Миссис Лав поставила чашку на стол перед ней.
— А как поживает наша бедная лодыжка?
— Наша бедная лодыжка поживает превосходно, — ответила Катинка, — и сегодня мы отвезем ее в Суонси, где люди не так интересуются содержимым наших сумочек.
— Пейте чай, дорогая, — сказала миссис Лав, очевидно ощутив эти болезненные уколы.
— Что в нем? — осведомилась Тинка. — Мышьяк?
Миссис Лав подошла к окну и раздвинула портьеры. При ярком утреннем свете ее лицо казалось веселым и добродушным.

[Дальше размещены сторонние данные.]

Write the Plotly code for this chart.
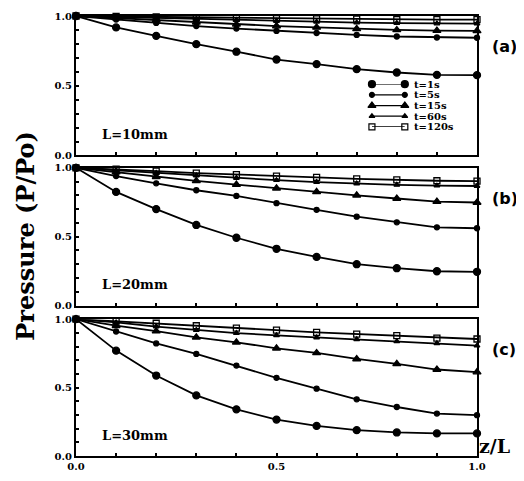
import plotly.graph_objects as go

z = [0.0, 0.1, 0.2, 0.3, 0.4, 0.5, 0.6, 0.7, 0.8, 0.9, 1.0]
times = ["t=1s", "t=5s", "t=15s", "t=60s", "t=120s"]

# Panel (a) L=10mm
a_1s   = [1.0, 0.918, 0.858, 0.798, 0.744, 0.688, 0.655, 0.619, 0.595, 0.578, 0.576]
a_5s   = [1.0, 0.975, 0.950, 0.928, 0.910, 0.893, 0.878, 0.864, 0.853, 0.846, 0.844]
a_15s  = [1.0, 0.985, 0.970, 0.955, 0.940, 0.928, 0.918, 0.908, 0.900, 0.895, 0.893]
a_60s  = [1.0, 0.993, 0.985, 0.978, 0.970, 0.964, 0.958, 0.953, 0.949, 0.946, 0.945]
a_120s = [1.0, 0.997, 0.993, 0.989, 0.985, 0.982, 0.979, 0.977, 0.975, 0.974, 0.974]

# Panel (b) L=20mm
b_1s   = [1.0, 0.825, 0.700, 0.585, 0.492, 0.412, 0.353, 0.300, 0.271, 0.249, 0.245]
b_5s   = [1.0, 0.940, 0.887, 0.837, 0.796, 0.743, 0.695, 0.645, 0.604, 0.568, 0.561]
b_15s  = [1.0, 0.968, 0.935, 0.905, 0.878, 0.851, 0.825, 0.800, 0.777, 0.755, 0.748]
b_60s  = [1.0, 0.982, 0.962, 0.943, 0.926, 0.910, 0.896, 0.885, 0.876, 0.870, 0.868]
b_120s = [1.0, 0.990, 0.976, 0.962, 0.950, 0.940, 0.930, 0.920, 0.912, 0.906, 0.903]

# Panel (c) L=30mm
c_1s   = [1.0, 0.770, 0.588, 0.443, 0.341, 0.266, 0.220, 0.189, 0.172, 0.165, 0.165]
c_5s   = [1.0, 0.910, 0.823, 0.746, 0.661, 0.571, 0.492, 0.414, 0.358, 0.310, 0.298]
c_15s  = [1.0, 0.952, 0.912, 0.867, 0.831, 0.787, 0.753, 0.709, 0.673, 0.632, 0.613]
c_60s  = [1.0, 0.976, 0.946, 0.920, 0.898, 0.882, 0.866, 0.852, 0.838, 0.823, 0.806]
c_120s = [1.0, 0.985, 0.970, 0.952, 0.935, 0.920, 0.903, 0.891, 0.879, 0.862, 0.855]

panels = [
    ("(a)", "L=10mm", [a_1s, a_5s, a_15s, a_60s, a_120s]),
    ("(b)", "L=20mm", [b_1s, b_5s, b_15s, b_60s, b_120s]),
    ("(c)", "L=30mm", [c_1s, c_5s, c_15s, c_60s, c_120s]),
]

symbols = ["circle", "circle", "triangle-up", "triangle-up", "square-open"]
msizes = [7, 5, 7, 5, 6]

domains = [[0.683, 1.0], [0.342, 0.655], [0.0, 0.311]]
SERIF = "DejaVu Serif"

fig = go.Figure()
for i, (tag, lab, series) in enumerate(panels):
    xa = "x" if i == 0 else f"x{i+1}"
    ya = "y" if i == 0 else f"y{i+1}"
    for j, s in enumerate(series):
        fig.add_trace(go.Scatter(
            x=z, y=s, xaxis=xa, yaxis=ya, mode="lines+markers",
            name=times[j], showlegend=False, cliponaxis=False,
            line=dict(color="black", width=1.8),
            marker=dict(symbol=symbols[j], size=msizes[j], color="black",
                        line=dict(color="black", width=1.3)),
        ))

# Legend drawn as a small keyed block (sample line with a marker at each end)
for j, name in enumerate(times):
    fig.add_trace(go.Scatter(
        x=[0, 1], y=[j, j], xaxis="x4", yaxis="y4", mode="lines+markers",
        showlegend=False, hoverinfo="skip", cliponaxis=False,
        line=dict(color="black", width=1.3),
        marker=dict(symbol=symbols[j], size=msizes[j], color="black",
                    line=dict(color="black", width=1.2)),
    ))
    fig.add_annotation(text=name, xref="x4", yref="y4", x=1, y=j,
                       xanchor="left", yanchor="middle", xshift=7,
                       showarrow=False,
                       font=dict(size=10, family=SERIF, weight="bold"))

tickv = [round(0.1 * k, 1) for k in range(11)]
def lbls(show):
    return [("%.1f" % v if (show and v in (0.0, 0.5, 1.0)) else "") for v in tickv]

layout = dict(
    width=516, height=473,
    margin=dict(l=68, r=47, t=2, b=25),
    paper_bgcolor="white", plot_bgcolor="white",
    font=dict(family=SERIF, color="black", size=12, weight="bold"),
    showlegend=False,
)
for i in range(3):
    xk = "xaxis" if i == 0 else f"xaxis{i+1}"
    yk = "yaxis" if i == 0 else f"yaxis{i+1}"
    ya = "y" if i == 0 else f"y{i+1}"
    xa = "x" if i == 0 else f"x{i+1}"
    layout[xk] = dict(domain=[0, 1], anchor=ya, range=[0, 1],
                      tickvals=tickv, ticktext=lbls(i == 2),
                      ticks="inside", ticklen=3, tickwidth=1.5, tickcolor="black",
                      showline=True, linecolor="black", linewidth=2, mirror=True,
                      showgrid=False, zeroline=False,
                      tickfont=dict(size=10, family=SERIF, weight="bold"))
    if i > 0:
        layout[xk]["matches"] = "x"
    layout[yk] = dict(domain=domains[i], anchor=xa, range=[0, 1],
                      tickvals=tickv, ticktext=lbls(True),
                      ticks="inside", ticklen=3, tickwidth=1.5, tickcolor="black",
                      showline=True, linecolor="black", linewidth=2, mirror=True,
                      showgrid=False, zeroline=False,
                      tickfont=dict(size=10, family=SERIF, weight="bold"))
layout["xaxis4"] = dict(domain=[0.738, 0.82], anchor="y4", range=[0, 1],
                        visible=False, fixedrange=True)
layout["yaxis4"] = dict(domain=[0.748, 0.845], anchor="x4", range=[4, 0],
                        visible=False, fixedrange=True)
fig.update_layout(**layout)

for i, (tag, lab, series) in enumerate(panels):
    xr = "x domain" if i == 0 else f"x{i+1} domain"
    yr = "y domain" if i == 0 else f"y{i+1} domain"
    fig.add_annotation(text=tag, xref=xr, yref=yr, x=1.032, y=0.78,
                       xanchor="left", yanchor="middle", showarrow=False,
                       font=dict(size=16, family="DejaVu Sans", weight="bold"))
    fig.add_annotation(text=lab, xref=xr, yref=yr, x=0.06, y=0.15,
                       xanchor="left", yanchor="middle", showarrow=False,
                       font=dict(size=13, family=SERIF, weight="bold"))

fig.add_annotation(text="Pressure (P/Po)", xref="paper", yref="paper",
                   x=-0.128, y=0.5, textangle=-90, showarrow=False,
                   xanchor="center", yanchor="middle",
                   font=dict(size=24, family=SERIF, weight="bold"))
fig.add_annotation(text="z/L", xref="x3 domain", yref="y3 domain",
                   x=1.0, y=-0.02, xanchor="left", yanchor="bottom", showarrow=False,
                   font=dict(size=19, family=SERIF, weight="bold"))

fig.write_html("out.html")
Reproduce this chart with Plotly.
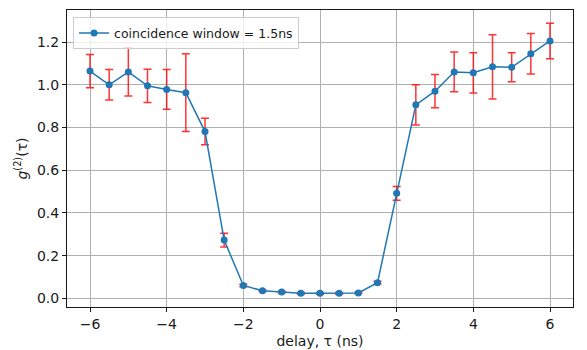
import plotly.graph_objects as go

delay = [-6, -5.5, -5, -4.5, -4, -3.5, -3, -2.5, -2, -1.5, -1, -0.5, 0, 0.5, 1, 1.5, 2,
         2.5, 3, 3.5, 4, 4.5, 5, 5.5, 6]
g2 = [1.064, 1.000, 1.060, 0.995, 0.978, 0.963, 0.781, 0.273, 0.061, 0.036, 0.030, 0.024,
      0.024, 0.024, 0.026, 0.074, 0.492, 0.906, 0.970, 1.060, 1.056, 1.084, 1.082, 1.145, 1.205]
g2_err = [0.078, 0.071, 0.113, 0.078, 0.093, 0.182, 0.062, 0.032, 0.006, 0.004, 0.004, 0.004,
          0.004, 0.004, 0.004, 0.006, 0.032, 0.094, 0.078, 0.093, 0.094, 0.150, 0.068, 0.095, 0.083]
x_ticks = [-6, -4, -2, 0, 2, 4, 6]
y_ticks = [0.0, 0.2, 0.4, 0.6, 0.8, 1.0, 1.2]

fig = go.Figure()
fig.add_trace(go.Scatter(
    x=delay, y=g2, mode="lines+markers",
    name="coincidence window = 1.5ns",
    line=dict(color="#1f77b4", width=1.5),
    marker=dict(color="#1f77b4", size=7),
    error_y=dict(type="data", array=g2_err, visible=True,
                 color="rgba(255,0,0,0.8)", thickness=1.5, width=4),
))

font_family = "DejaVu Sans"
fig.update_layout(
    width=587, height=350,
    margin=dict(l=67, r=14, t=10, b=43, autoexpand=False),
    paper_bgcolor="white", plot_bgcolor="white",
    font=dict(family=font_family, size=14, color="#1a1a1a"),
    showlegend=True,
    legend=dict(x=0.012, y=0.975, xanchor="left", yanchor="top",
                bgcolor="rgba(255,255,255,0.8)", bordercolor="#cccccc", borderwidth=1,
                font=dict(size=12.5, family=font_family), itemwidth=30),
)
fig.update_xaxes(
    range=[-6.6, 6.6], tickvals=x_ticks, ticks="outside", ticklen=4, tickcolor="#1a1a1a",
    showgrid=True, gridcolor="#b0b0b0", gridwidth=0.8, zeroline=False, automargin=False,
    showline=True, linecolor="#1a1a1a", linewidth=1, mirror=True,
    title=dict(text="delay, τ (ns)", standoff=5, font=dict(size=14)),
)
fig.update_yaxes(
    range=[-0.04, 1.35], tickvals=y_ticks, tickformat=".1f", ticks="outside", ticklen=4,
    tickcolor="#1a1a1a", automargin=False,
    showgrid=True, gridcolor="#b0b0b0", gridwidth=0.8, zeroline=False,
    showline=True, linecolor="#1a1a1a", linewidth=1, mirror=True,
    title=dict(text="<i>g</i><sup>(2)</sup>(τ)", standoff=6, font=dict(size=14)),
)

fig.write_html("out.html", config={"displayModeBar": False},
               post_script="document.body.style.margin='0';")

— Думаю, дорогая, глупо ходить вокруг да около. Я все вам расскажу. — Она немного подумала. — Дом стоит в уединенном месте, добраться до него нелегко, и вдруг сюда точно с неба сваливается молодая леди, рассказывает о какой-то девушке с иностранным именем, о которой никто из нас никогда не слышал, и говорит, что заглянула повидать ее. Заглянула — хотя сюда от деревни три мили, да еще нужно переправиться через реку! Не удивляйтесь, что мистеру Карлайону это показалось сомнительным. Вы придумали какую-то историю о растянутой лодыжке — по крайней мере, мы так считали, потому что ваша лодыжка сначала совсем не опухла. Вот мистер Карлайон и сказал: «Мы выясним, кто она на самом деле». Мы добавили вам в молоко капельку снотворного — вреда от него никакого, только хороший ночной отдых, — а когда вы заснули, я вошла к вам в комнату и заглянула в вашу сумочку.
— Вам незачем было беспокоить себя признаниями, — сказала Катинка. — Я не спала.
Последовала маленькая пауза.
— Вы... видели меня?
— Я этого не говорила. Я только сказала, что не спала. Миссис Лав неуверенно улыбнулась.
— Надеюсь, я не напугала вас, дорогая? Конечно вы поняли, что это я?
— Разумеется, — сказала Тинка. — Мне показалось, что вы выглядите очаровательно.
Женщина вышла. Катинка оделась, подкрасила лицо, пользуясь имеющейся в сумочке косметикой, и спустилась на первый этаж. Дверь столовой была открыта. Карлайон завтракал в комнате.
Тинка не ожидала, что один его вид снова вызовет у нее дрожь в коленях. Она не могла притронуться ни к овсянке, ни к бекону, ни к яйцам и тосту с желтым валлийским маслом, а только потягивала кофе. Карлайон после первого приветствия хранил молчание, но казалось, будто он подыскивает нужные слова.
— Вы выглядите ужасно сердитой! — сказал он наконец, нервно откинув со лба прядь волос.
— Вам незачем стараться быть вежливым, — отозвалась Тинка. — Я уйду, как только смогу. Не беспокойтесь.
Карлайон уставился на тост и варенье.
— Знаю, — вздохнул он. — Но теперь я... не хочу, чтобы вы уходили.
Сердце Тинки перевернулось несколько раз.
— До сих пор ваше гостеприимство было не слишком ободряющим.
— Знаю, — виновато повторил Карлайон. — Уверен, что вы понимаете причины. Но теперь мы могли бы все исправить...
«Теперь, когда я видела лицо, — подумала Тинка. — После этого мне нельзя позволить уйти отсюда. Женщина рассказала ему, и они договорились втроем, что он должен использовать свое обаяние и уговорить меня остаться. А я вот-вот попадусь на удочку!» Ловко эксплуатируемая сексапильность — излюбленный арсенал дешевого сердцееда, который годами изучал молодых женщин с таящимся в глубине их ослиных сердец жгучим желанием обзавестись колыбелью. Какое имеет значение, что это не был ослепительный шарм, сопровождаемый изысканной одеждой, орхидеями, искрометным остроумием и комплиментами? Карлайон использует свое обаяние, чтобы принудить ее остаться, потому что они боятся ее отпускать. А самое скверное, что она готова продать свою бессмертную душу за то, чтобы ответить «да».